Sunday, February 25, 2007

A Fetching Time

She hadn't meant to cause any harm. She especially hadn't meant to upset the villagers, to bring shame to her family, to put distance between herself and her husband, or to bring on so many sleepless nights.

It wasn't supposed to become a distraction, or such an attraction. It was just a tale, not even a whole story. That's why she'd filled in a few of the blanks, stitched a few details into gaps in the time line. Now it had gathered its own steam, taken on a life of its own, and it was smothering her. What to do?

What to make of the looks people gave her as they drew back into narrow doorways to let her pass by as she walked in the square. They felt like daggers as her friends' eyes darted past her. Wanting, it seemed, to probe her face, but not wanting their eyes to meet hers. What to do?

It was only Tuesday. She couldn't wait for the priest to open the confessional on Saturday afternoon. She might even be dead by then. Oh, the weight of it all; pressing down on her neck, shoulders and back. It made her legs wobble. Her color was bad, probably due to taking too many short breaths. She couldn’t breathe right. It seemed that her heart had swelled in her chest, squeezing the places her lungs were supposed to occupy. Her heart was so heavy. It pushed down on her stomach. Now she could barely eat the crusts of bread she soaked in warm water mixed with olive oil and vinegar, just a dash of vinegar. Everything tasted so bitter lately. Even sweet bread had a sour taste. What to do?

She'd simply have to press Padre Giuseppe to hear her confession today, after the noon-time Angelus. He'd understand. He was a good priest.

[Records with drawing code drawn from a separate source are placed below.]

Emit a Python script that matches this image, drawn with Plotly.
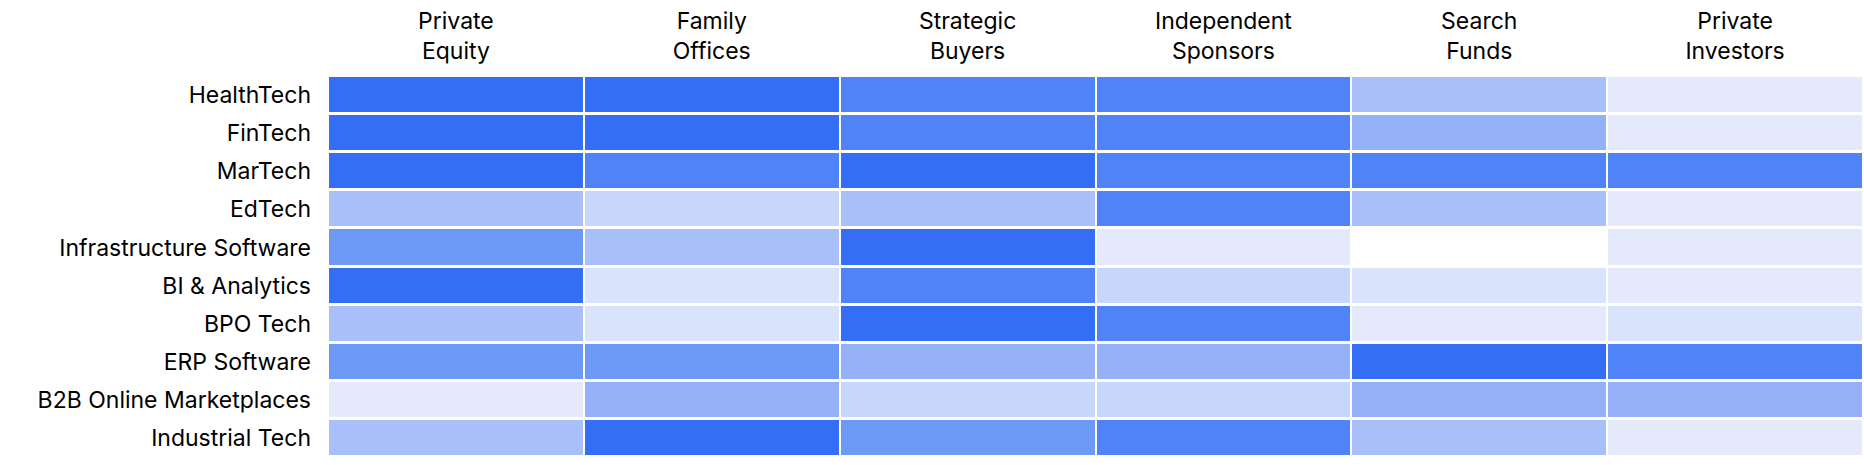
import plotly.graph_objects as go

sectors = ["HealthTech", "FinTech", "MarTech", "EdTech", "Infrastructure Software",
           "BI & Analytics", "BPO Tech", "ERP Software", "B2B Online Marketplaces",
           "Industrial Tech"]
buyers = ["Private<br>Equity", "Family<br>Offices", "Strategic<br>Buyers",
          "Independent<br>Sponsors", "Search<br>Funds", "Private<br>Investors"]

# interest level 0 (none) .. 8 (highest), one row per sector
healthtech = [8, 8, 7, 7, 4, 1]
fintech = [8, 8, 7, 7, 5, 1]
martech = [8, 7, 8, 7, 7, 7]
edtech = [4, 3, 4, 7, 4, 1]
infra_software = [6, 4, 8, 1, 0, 1]
bi_analytics = [8, 2, 7, 3, 2, 1]
bpo_tech = [4, 2, 8, 7, 1, 2]
erp_software = [6, 6, 5, 5, 8, 7]
b2b_marketplaces = [1, 5, 3, 3, 5, 5]
industrial_tech = [4, 8, 6, 7, 4, 1]

levels_colors = ["#FFFFFF", "#E4EAFC", "#D9E4FC", "#C7D6FB", "#A8BFF9",
                 "#94B1F8", "#6C98F6", "#5083F8", "#336EF5"]

z = [healthtech, fintech, martech, edtech, infra_software, bi_analytics,
     bpo_tech, erp_software, b2b_marketplaces, industrial_tech]

n = len(levels_colors) - 1
colorscale = [[i / n, c] for i, c in enumerate(levels_colors)]

fig = go.Figure(go.Heatmap(
    z=z, x=buyers, y=sectors,
    colorscale=colorscale, zmin=0, zmax=n,
    xgap=2, ygap=3, showscale=False, hoverinfo="skip",
))

font = dict(family="Inter, Noto Sans, sans-serif", size=23, color="#000000")
fig.update_layout(
    width=1864, height=465,
    margin=dict(l=328, r=1, t=76, b=8),
    paper_bgcolor="white", plot_bgcolor="white",
    font=font,
)
fig.update_xaxes(side="top", showgrid=False, zeroline=False, showline=False,
                 ticks="", ticklabelstandoff=11, tickfont=font, automargin=False)
fig.update_yaxes(autorange="reversed", showgrid=False, zeroline=False, showline=False,
                 ticks="", ticklabelstandoff=16, tickfont=font, automargin=False)

fig.write_html("out.html",
               config={"displayModeBar": False},
               post_script="document.body.style.margin='0';document.body.style.overflow='hidden';")
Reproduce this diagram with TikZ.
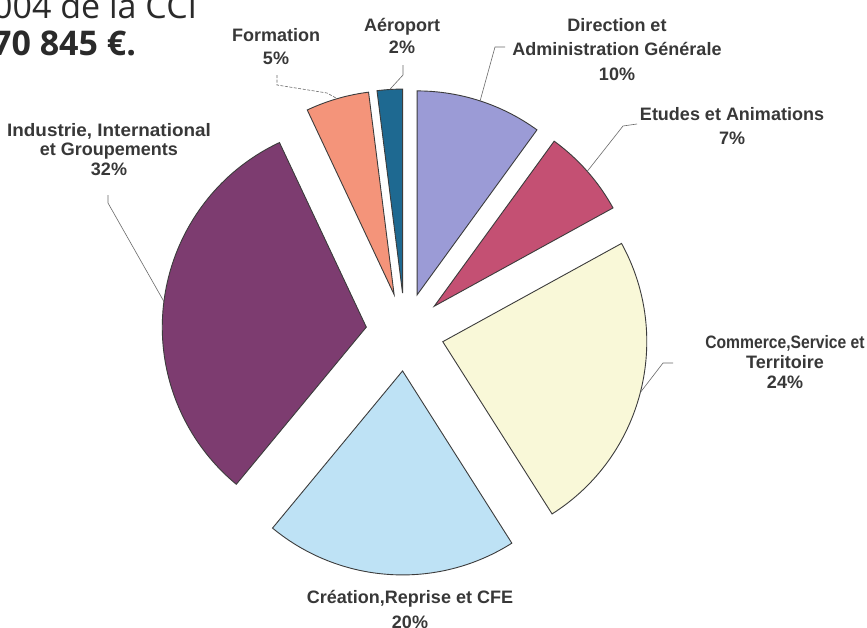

It's a story my grandmother told about an old woman living in Italy who gossiped about a neighbor. Realizing her sin she confessed to the priest. The confessor said, "For your penance, take a down pillow up into the bell tower, cut it open and shake the feathers onto the town square, then go gather the feathers and return them to the pillow. When you've fetched all the feathers, now scattered as far as your gossip has flown, your sin will be forgiven."

Our religion tells us that this is a story about penance. It's really a story about repentance. Literally, the word repent means to drive back; to drive back to a point in time before you held that thought or did that deed, and then not take up the thought or commit the deed. To repent is to feel such remorse about a past thought or deed, that you change your mind and your ways.

Sometimes we use our religious language so casually and thoughtlessly that it loses its power to give shape and meaning to our lives. Lent is full of religious language: pray; fast; give alms; repent. But if these words don't gather the energies of our hearts and minds, if they roll off our tongues like so many tales of days gone by, then they lose the power of transforming grace deep-seated in God's holy Word.

Forty days. Enough time to recall that religious language, the Word of God, means to shape all our days, not just our Sundays. Forty days. Time enough to remember that the death and resurrection of Jesus is for our everyday. Lent. Time to experience a continuing death of the old and familiar. Time to be reborn again into new hope, new trust, and new love. Lent. Time to say what you mean and to mean what you say. Lent. Time to fetch the feathers.